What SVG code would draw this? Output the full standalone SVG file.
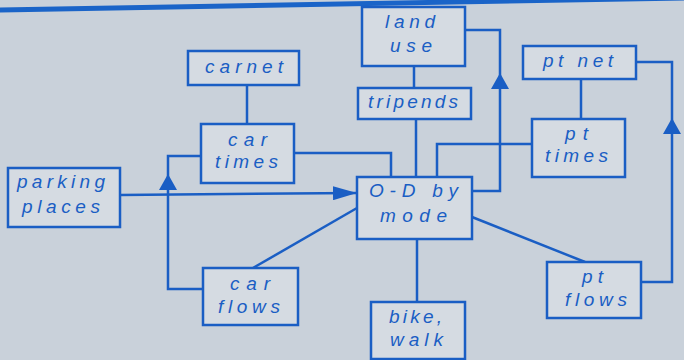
<svg xmlns="http://www.w3.org/2000/svg" width="684" height="360" viewBox="0 0 684 360">
<style>
.box rect{fill:#d5dbe2;stroke:#1a5ec4;stroke-width:2.5}
.box text{font-family:"Liberation Sans",Arial,sans-serif;font-style:italic;font-size:19px;fill:#1a5ec4}
#connectors path{fill:none;stroke:#1a5ec4;stroke-width:2.5}
</style>
<defs>
<marker id="up" viewBox="0 0 16 18" refX="16" refY="9" markerWidth="16" markerHeight="18" markerUnits="userSpaceOnUse" orient="auto"><path d="M0,0 L16,9 L0,18 z" fill="#1a5ec4"/></marker>
<marker id="right" viewBox="0 0 24 14" refX="24" refY="7" markerWidth="24" markerHeight="14" markerUnits="userSpaceOnUse" orient="auto"><path d="M0,0 L24,7 L0,14 z" fill="#1a5ec4"/></marker>
</defs>
<rect width="684" height="360" fill="#c9d1da"/>
<path d="M0,10 L684,-2" stroke="#1a64c8" stroke-width="5"/>
<g id="connectors">
<path d="M414,66 V88"/>
<path d="M416,119 V177"/>
<path d="M247,85 V124"/>
<path d="M294,153 H391 V177"/>
<path d="M581,79 V119"/>
<path d="M532,144 H437 V177"/>
<path d="M472,191 H500 V73" marker-end="url(#up)"/>
<path d="M500,73 V30 H465"/>
<path d="M120,195 L357,193" marker-end="url(#right)"/>
<path d="M203,289 H168 V174" marker-end="url(#up)"/>
<path d="M168,174 V156 H201"/>
<path d="M253,268 L357,208"/>
<path d="M585,262 L472,217"/>
<path d="M417,239 V302"/>
<path d="M641,282 H672 V118" marker-end="url(#up)"/>
<path d="M672,118 V62 H636"/>
</g>
<g id="land_use" class="box"><rect x="362" y="7" width="103" height="59"/><text x="385" y="28" textLength="50" lengthAdjust="spacing">land</text><text x="390" y="52" textLength="42" lengthAdjust="spacing">use</text></g>
<g id="tripends" class="box"><rect x="358" y="88" width="113" height="31"/><text x="368" y="108" textLength="90" lengthAdjust="spacing">tripends</text></g>
<g id="carnet" class="box"><rect x="188" y="51" width="111" height="34"/><text x="205" y="73" textLength="78" lengthAdjust="spacing">carnet</text></g>
<g id="car_times" class="box"><rect x="201" y="124" width="93" height="59"/><text x="228" y="146" textLength="39" lengthAdjust="spacing">car</text><text x="215" y="168" textLength="63" lengthAdjust="spacing">times</text></g>
<g id="pt_net" class="box"><rect x="523" y="46" width="113" height="33"/><text x="543" y="67" textLength="70" lengthAdjust="spacing">pt net</text></g>
<g id="pt_times" class="box"><rect x="532" y="119" width="93" height="58"/><text x="565" y="140" textLength="23" lengthAdjust="spacing">pt</text><text x="545" y="162" textLength="63" lengthAdjust="spacing">times</text></g>
<g id="parking_places" class="box"><rect x="8" y="168" width="112" height="59"/><text x="17" y="188" textLength="88" lengthAdjust="spacing">parking</text><text x="22" y="213" textLength="78" lengthAdjust="spacing">places</text></g>
<g id="od_by_mode" class="box"><rect x="357" y="177" width="115" height="62"/><text x="369" y="197" textLength="89" lengthAdjust="spacing">O-D by</text><text x="380" y="222" textLength="67" lengthAdjust="spacing">mode</text></g>
<g id="car_flows" class="box"><rect x="203" y="268" width="95" height="57"/><text x="230" y="290" textLength="40" lengthAdjust="spacing">car</text><text x="218" y="313" textLength="62" lengthAdjust="spacing">flows</text></g>
<g id="bike_walk" class="box"><rect x="371" y="302" width="94" height="57"/><text x="389" y="323" textLength="53" lengthAdjust="spacing">bike,</text><text x="390" y="346" textLength="53" lengthAdjust="spacing">walk</text></g>
<g id="pt_flows" class="box"><rect x="547" y="262" width="94" height="56"/><text x="582" y="283" textLength="21" lengthAdjust="spacing">pt</text><text x="565" y="306" textLength="62" lengthAdjust="spacing">flows</text></g>
</svg>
○ ○ ○
### Exercise instructions
Write out the whole listing again, exactly, with no pictures.

### Task output
What SVG code would draw this? Output the full standalone SVG file.
<svg xmlns="http://www.w3.org/2000/svg" width="684" height="360" viewBox="0 0 684 360">
<style>
.box rect{fill:#d5dbe2;stroke:#1a5ec4;stroke-width:2.5}
.box text{font-family:"Liberation Sans",Arial,sans-serif;font-style:italic;font-size:19px;fill:#1a5ec4}
#connectors path{fill:none;stroke:#1a5ec4;stroke-width:2.5}
</style>
<defs>
<marker id="up" viewBox="0 0 16 18" refX="16" refY="9" markerWidth="16" markerHeight="18" markerUnits="userSpaceOnUse" orient="auto"><path d="M0,0 L16,9 L0,18 z" fill="#1a5ec4"/></marker>
<marker id="right" viewBox="0 0 24 14" refX="24" refY="7" markerWidth="24" markerHeight="14" markerUnits="userSpaceOnUse" orient="auto"><path d="M0,0 L24,7 L0,14 z" fill="#1a5ec4"/></marker>
</defs>
<rect width="684" height="360" fill="#c9d1da"/>
<path d="M0,10 L684,-2" stroke="#1a64c8" stroke-width="5"/>
<g id="connectors">
<path d="M414,66 V88"/>
<path d="M416,119 V177"/>
<path d="M247,85 V124"/>
<path d="M294,153 H391 V177"/>
<path d="M581,79 V119"/>
<path d="M532,144 H437 V177"/>
<path d="M472,191 H500 V73" marker-end="url(#up)"/>
<path d="M500,73 V30 H465"/>
<path d="M120,195 L357,193" marker-end="url(#right)"/>
<path d="M203,289 H168 V174" marker-end="url(#up)"/>
<path d="M168,174 V156 H201"/>
<path d="M253,268 L357,208"/>
<path d="M585,262 L472,217"/>
<path d="M417,239 V302"/>
<path d="M641,282 H672 V118" marker-end="url(#up)"/>
<path d="M672,118 V62 H636"/>
</g>
<g id="land_use" class="box"><rect x="362" y="7" width="103" height="59"/><text x="385" y="28" textLength="50" lengthAdjust="spacing">land</text><text x="390" y="52" textLength="42" lengthAdjust="spacing">use</text></g>
<g id="tripends" class="box"><rect x="358" y="88" width="113" height="31"/><text x="368" y="108" textLength="90" lengthAdjust="spacing">tripends</text></g>
<g id="carnet" class="box"><rect x="188" y="51" width="111" height="34"/><text x="205" y="73" textLength="78" lengthAdjust="spacing">carnet</text></g>
<g id="car_times" class="box"><rect x="201" y="124" width="93" height="59"/><text x="228" y="146" textLength="39" lengthAdjust="spacing">car</text><text x="215" y="168" textLength="63" lengthAdjust="spacing">times</text></g>
<g id="pt_net" class="box"><rect x="523" y="46" width="113" height="33"/><text x="543" y="67" textLength="70" lengthAdjust="spacing">pt net</text></g>
<g id="pt_times" class="box"><rect x="532" y="119" width="93" height="58"/><text x="565" y="140" textLength="23" lengthAdjust="spacing">pt</text><text x="545" y="162" textLength="63" lengthAdjust="spacing">times</text></g>
<g id="parking_places" class="box"><rect x="8" y="168" width="112" height="59"/><text x="17" y="188" textLength="88" lengthAdjust="spacing">parking</text><text x="22" y="213" textLength="78" lengthAdjust="spacing">places</text></g>
<g id="od_by_mode" class="box"><rect x="357" y="177" width="115" height="62"/><text x="369" y="197" textLength="89" lengthAdjust="spacing">O-D by</text><text x="380" y="222" textLength="67" lengthAdjust="spacing">mode</text></g>
<g id="car_flows" class="box"><rect x="203" y="268" width="95" height="57"/><text x="230" y="290" textLength="40" lengthAdjust="spacing">car</text><text x="218" y="313" textLength="62" lengthAdjust="spacing">flows</text></g>
<g id="bike_walk" class="box"><rect x="371" y="302" width="94" height="57"/><text x="389" y="323" textLength="53" lengthAdjust="spacing">bike,</text><text x="390" y="346" textLength="53" lengthAdjust="spacing">walk</text></g>
<g id="pt_flows" class="box"><rect x="547" y="262" width="94" height="56"/><text x="582" y="283" textLength="21" lengthAdjust="spacing">pt</text><text x="565" y="306" textLength="62" lengthAdjust="spacing">flows</text></g>
</svg>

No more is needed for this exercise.